Outra tendência é a da ampliação da arquitetura aberta, que é a venda de produtos de vários gestores por meio de plataformas digitais (como as da XP Investimentos, BTG Pactual Digital, Investimento 360, do Itaú) ou da rede bancária. “O modelo de arquitetura aberta veio para ficar. É um nicho do nosso mercado, mas não deve dominá-lo”, diz William Eid Jr, coordenador do Centro de Estudos em Finanças da Fundação Getulio Vargas – SP.

A compra de 49,9% do capital da XP pelo Itaú Unibanco, anunciada no início de maio, é vista por profissionais como uma evidência de que esse tipo de estrutura deve crescer e atrair clientes que ainda não tinham confiança para investir fora do ambiente das agências.
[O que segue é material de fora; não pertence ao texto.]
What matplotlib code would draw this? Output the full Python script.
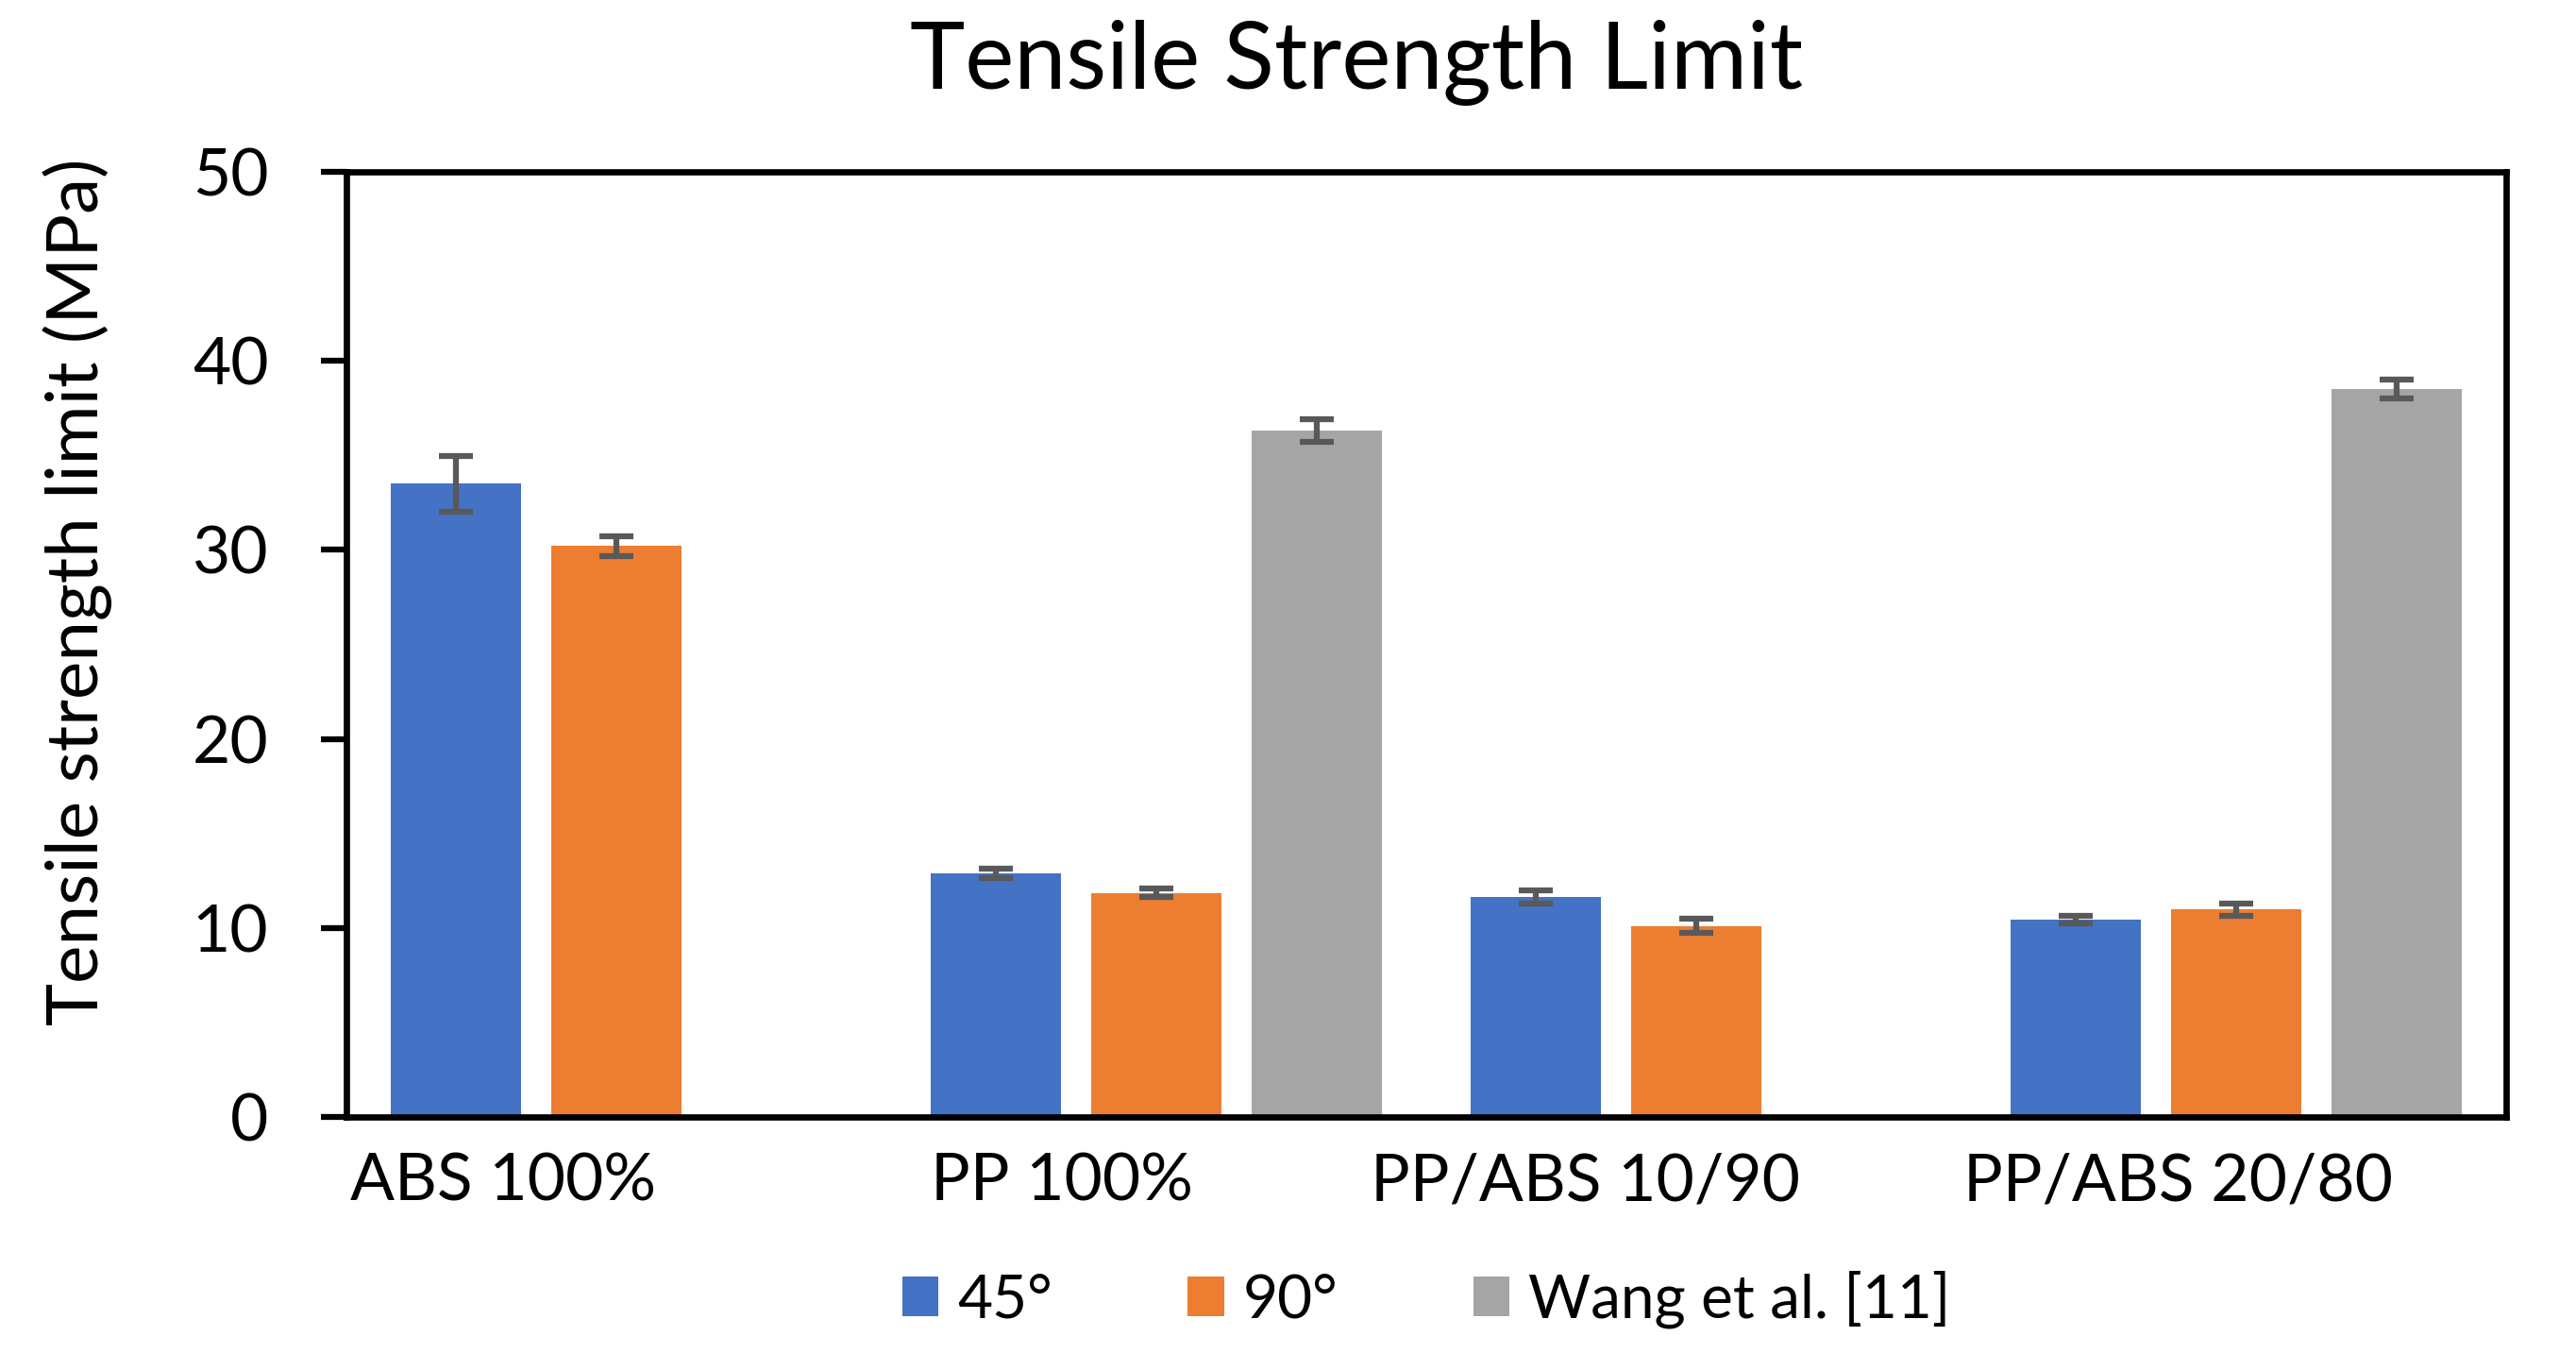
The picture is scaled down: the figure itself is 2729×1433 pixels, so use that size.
import matplotlib
matplotlib.use("Agg")
import matplotlib.pyplot as plt
import numpy as np
from matplotlib.patches import Patch

categories = ["ABS 100%", "PP 100%", "PP/ABS 10/90", "PP/ABS 20/80"]
series_names = ["45°", "90°", "Wang et al. [11]"]
vals_45 = [33.5, 12.9, 11.65, 10.45]
err_45 = [1.47, 0.25, 0.35, 0.2]
vals_90 = [30.2, 11.85, 10.1, 10.97]
err_90 = [0.53, 0.23, 0.37, 0.31]
vals_wang = [np.nan, 36.3, np.nan, 38.5]
err_wang = [0.0, 0.6, 0.0, 0.5]
yticks = [0, 10, 20, 30, 40, 50]
label_shift = [-0.21, -0.175, -0.206, -0.107]

colors = ["#4472C4", "#ED7D31", "#A5A5A5"]
plt.rcParams['font.family'] = ['Lato', 'DejaVu Sans']

W, H = 2729, 1433
L, R, T, B = 367, 2655, 182, 1183
fig = plt.figure(figsize=(W/100, H/100), dpi=100)
ax = fig.add_axes([L/W, 1-B/H, (R-L)/W, (B-T)/H])

x = np.arange(len(categories))
slot = 0.297
bw = 0.241
ekw = dict(ecolor="#595959", elinewidth=4.5, capsize=13, capthick=4.5)
for i, (v, e) in enumerate([(vals_45, err_45), (vals_90, err_90), (vals_wang, err_wang)]):
    v = np.array(v, dtype=float)
    e = np.array(e, dtype=float)
    mask = ~np.isnan(v)
    ax.bar(x[mask] + (i - 1) * slot, v[mask], width=bw, color=colors[i],
           yerr=e[mask], error_kw=ekw, zorder=2)

ax.set_xlim(-0.5, len(categories) - 0.5)
ax.set_ylim(0, 50)
ax.set_yticks(yticks)
ax.set_yticklabels([str(t) for t in yticks], fontsize=50)
ax.tick_params(axis='y', length=19.5, width=4.5, pad=40, direction='out')
ax.set_xticks(x + np.array(label_shift))
ax.set_xticklabels(categories, fontsize=50)
ax.tick_params(axis='x', length=0, pad=27)
for s in ax.spines.values():
    s.set_linewidth(4.8)
    s.set_color("black")

fig.text(82/W, 1-627/H, "Tensile strength limit (MPa)", rotation=90,
         ha='center', va='center', fontsize=55)
fig.text(1437/W, 1-94/H, "Tensile Strength Limit", ha='center', va='baseline', fontsize=71)

handles = [Patch(facecolor=c, edgecolor='none') for c in colors]
fig.legend(handles, series_names, loc='center', bbox_to_anchor=(1511/W, 1-1376/H),
           ncol=3, frameon=False, fontsize=46, handlelength=0.6, handleheight=0.63,
           handletextpad=0.31, columnspacing=2.25)

fig.savefig("out.png", dpi=100, facecolor="white")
Resta ainda acompanhar as intenções do Itaú com relação à XP – se, de fato, irá manter a arquitetura aberta, como propalado após a compra.

Para o mercado, o fortalecimento da arquitetura aberta seria positivo, considera Eichhorn: “O investidor ganha mais opções e a indústria de fundos se desconcentra”. Hoje, a indústria é bastante pulverizada quando se trata de números de participantes: são cerca de 540 gestores, mas o patrimônio é concentrado em poucos. Aproximadamente 400 gestores têm menos de R$ 1 bilhão sob gestão – este seria o patamar mínimo, segundo alguns, para atingir o ponto de equilíbrio entre receitas e despesas. Os cinco maiores representam 73% do patrimônio, e os dez maiores, 64%, de acordo com a Anbima.

Como a regulamentação vem se tornando cada vez mais restritiva e elevando os custos para os gestores, muitos esperam um enxugamento do mercado. A velocidade desse processo de consolidação, acreditam os profissionais, será ditada pelo crescimento da arquitetura aberta e pela migração para produtos mais sofisticados, que são tipicamente o foco dos gestores independentes.